24.10.07

Mark Twain: sobre a morte

Uma declaração de Mark Twain, citada por Dawkins na mesma página em que cita o pensamento de Russell que postei ontem:

Não temo a morte. Já fui morto por bilhões e bilhões de anos, antes de nascer, e isso não me causou o menor incômodo.

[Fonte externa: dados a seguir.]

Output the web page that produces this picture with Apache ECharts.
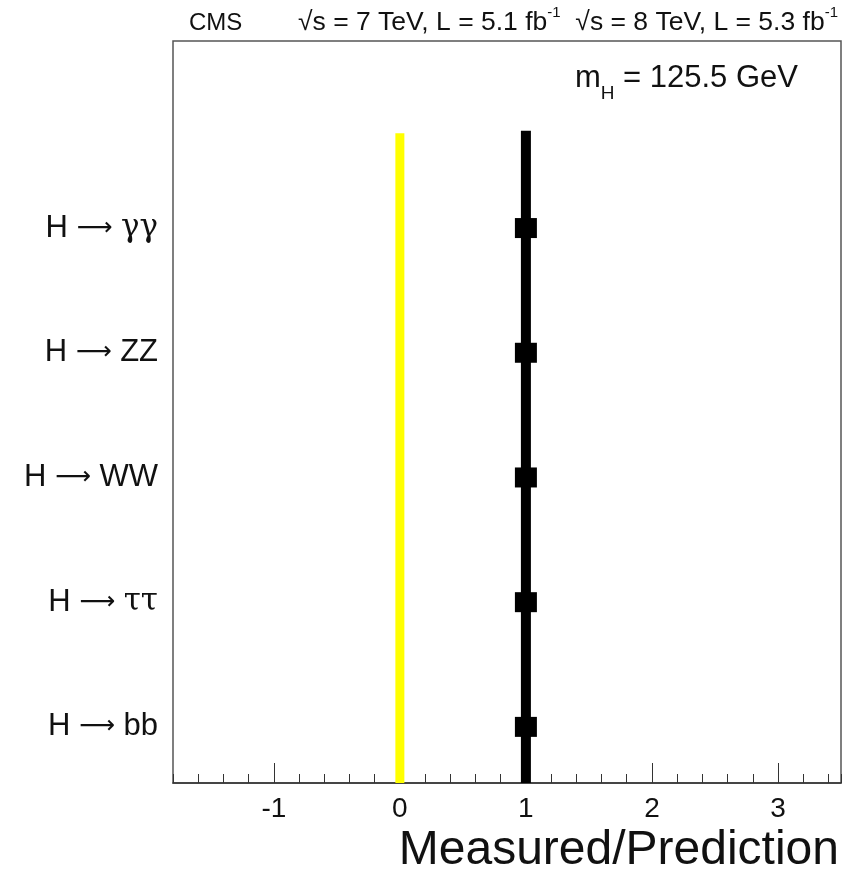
<!DOCTYPE html>
<html lang="en">
<head>
    <meta charset="UTF-8">
    <title>CMS Measured/Prediction</title>
    <style>
        html, body { margin: 0; padding: 0; background: #fff; }
    </style>
</head>
<body>
<div id="main" style="width: 847px;height:873px;"></div>

<script src="https://cdn.jsdelivr.net/npm/echarts@6/dist/echarts.min.js"></script>

<script type="text/javascript">
    // decay channels, bottom to top (y position = index)
    var channels = ['H → bb', 'H → ττ', 'H → WW', 'H → ZZ', 'H → γγ'];
    // measured / prediction for each channel
    var measured = [1, 1, 1, 1, 1];
    // vertical reference lines: yellow at 0, black at 1
    var zeroLine = [[0, -0.45], [0, 4.76]];
    var oneLine = [[1, -0.45], [1, 4.78]];
    // tick labels on the x axis
    var xLabels = [-1, 0, 1, 2, 3];

    var myChart = echarts.init(document.getElementById('main'));

    // split "H → xx" into plain part and particle part for rich text
    function channelLabel(name) {
        var parts = name.split(' → ');
        var greek = /[γτ]/.test(parts[1]);
        return '{a|H }{r|⟶}{a| }' + (greek ? '{g|' + parts[1] + '}' : '{a|' + parts[1] + '}');
    }

    var option = {
        backgroundColor: '#fff',
        animation: false,
        grid: {
            left: 173, right: 6, top: 41, bottom: 90,
            show: true,
            borderColor: '#555',
            borderWidth: 1.5,
            backgroundColor: 'transparent'
        },
        xAxis: [
            {   // minor ticks
                type: 'value',
                min: -1.8, max: 3.5, interval: 0.2,
                axisLine: { show: true, onZero: false, lineStyle: { color: '#333', width: 1.5 } },
                axisTick: { show: true, inside: true, length: 9, lineStyle: { color: '#333' } },
                axisLabel: { show: false },
                splitLine: { show: false }
            },
            {   // major ticks with labels
                type: 'value',
                position: 'bottom',
                min: -1.8, max: 3.5,
                axisLine: { show: false, onZero: false },
                axisTick: { show: true, inside: true, length: 20, customValues: xLabels, lineStyle: { color: '#333' } },
                axisLabel: {
                    show: true, customValues: xLabels, margin: 12,
                    fontFamily: 'Liberation Sans', fontSize: 28, color: '#111'
                },
                splitLine: { show: false }
            }
        ],
        yAxis: {
            type: 'value',
            min: -0.45, max: 5.5,
            axisLine: { show: false },
            axisTick: { show: false },
            splitLine: { show: false },
            axisLabel: {
                show: true,
                customValues: [0, 1, 2, 3, 4],
                margin: 15,
                formatter: function (v) { return channelLabel(channels[Math.round(v)]); },
                rich: {
                    a: { fontFamily: 'Liberation Sans', fontSize: 31, color: '#111' },
                    r: { fontFamily: 'DejaVu Sans', fontSize: 25, color: '#111' },
                    g: { fontFamily: 'DejaVu Serif', fontSize: 31, color: '#111' }
                }
            }
        },
        graphic: [
            {
                type: 'text', left: 189, top: 11,
                style: { text: 'CMS', font: '24px "Liberation Sans"', fill: '#111' }
            },
            {
                type: 'text', right: 9, top: 5,
                style: {
                    text: '{a|√s = 7 TeV, L = 5.1 fb}{s|-1}{a|  √s = 8 TeV, L = 5.3 fb}{s|-1}',
                    rich: {
                        a: { fontFamily: 'Liberation Sans', fontSize: 26.5, fill: '#111', lineHeight: 31, verticalAlign: 'bottom' },
                        s: { fontFamily: 'Liberation Sans', fontSize: 15, fill: '#111', lineHeight: 31, verticalAlign: 'top' }
                    }
                }
            },
            {
                type: 'text', right: 49, top: 63,
                style: {
                    text: '{a|m}{s|H}{a| = 125.5 GeV}',
                    rich: {
                        a: { fontFamily: 'Liberation Sans', fontSize: 31, fill: '#111', lineHeight: 36, verticalAlign: 'top' },
                        s: { fontFamily: 'Liberation Sans', fontSize: 19, fill: '#111', lineHeight: 40, verticalAlign: 'bottom' }
                    }
                }
            },
            {
                type: 'text', right: 8, top: 827,
                style: { text: 'Measured/Prediction', font: '48px "Liberation Sans"', fill: '#111' }
            }
        ],
        series: [
            {
                name: 'zero',
                type: 'line',
                xAxisIndex: 1,
                data: zeroLine,
                symbol: 'none',
                lineStyle: { color: '#ffff00', width: 9, cap: 'butt' },
                z: 2
            },
            {
                name: 'one',
                type: 'line',
                xAxisIndex: 1,
                data: oneLine,
                symbol: 'none',
                lineStyle: { color: '#000', width: 10, cap: 'butt' },
                z: 3
            },
            {
                name: 'measured',
                type: 'scatter',
                xAxisIndex: 1,
                data: measured.map(function (v, i) { return [v, i]; }),
                symbol: 'rect',
                symbolSize: [22, 20],
                itemStyle: { color: '#000', opacity: 1 },
                z: 4
            }
        ]
    };

    myChart.setOption(option);
</script>
</body>
</html>
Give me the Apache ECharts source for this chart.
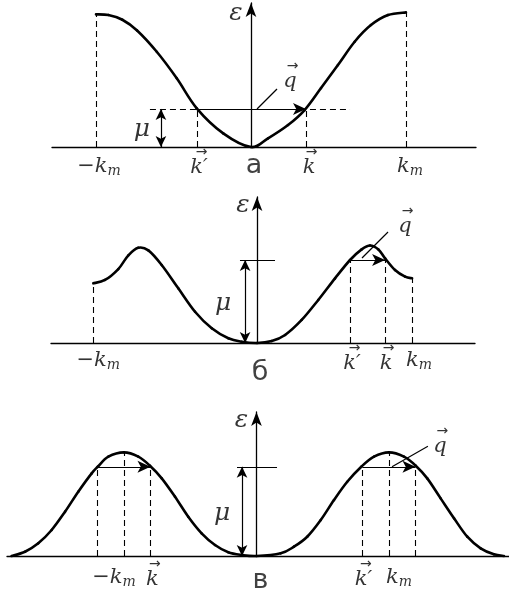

Citada por DAWKINS, R. The God delusion. Boston: Houghton Mifflin Company, 2006, p.354.

5 comentários:

Lucas Nicolato disse...

Caro Antônio,

Excelente essa frase, bem ao estilo espirituoso do Mark Twain. Mas discordo um pouco do argumento. A inquietação pelo provavel fim de alguma coisa não pode ser medida pela tranquilidade antes de seu início.
Por exemplo, antes do início de um relacionamento amoroso, dificilmente alguém lamentearia a falta de uma pessoa que nem conhece. Entretanto, tal fato não diminui o medo, uma vez iniciado o relacionamento, de que o mesmo chegue ao fim, nem a dor da perda. O medo da morte está na mesma ordem, e é, de fato, intensificada por não termos memórias pré-natais - não sabemos imaginar a realidade sem o sujeito.

uma abraço,
Lucas

Anônimo disse...

declaração impregnada de ironia, para alertar que a morte é algo que nos chega, a única coisa que nos vem de certo, inerente, tangente ao processo de vida, de mãos dadas com ela, inevitavelmente.

antes de tudo, o silêncio. para depois de tudo, o retorno ao mesmo silêncio.

a nossa existência é um hiato em meio à mudez do universo.

a morte faz parte do processo de existência, de sua mutação. deveria ser naturalizada, encarada de outra maneira. isso não significa dizer que a sua naturalização nos traria conforto na perda do que nos é querido. não; a sua naturalização nos traria mais tranquilidade para encarar o assunto, colocá-lo de frente, sem rodeios, sem tantos "dedos". há pessoas que nem tocam no tema, como se fosse uma desnatureza.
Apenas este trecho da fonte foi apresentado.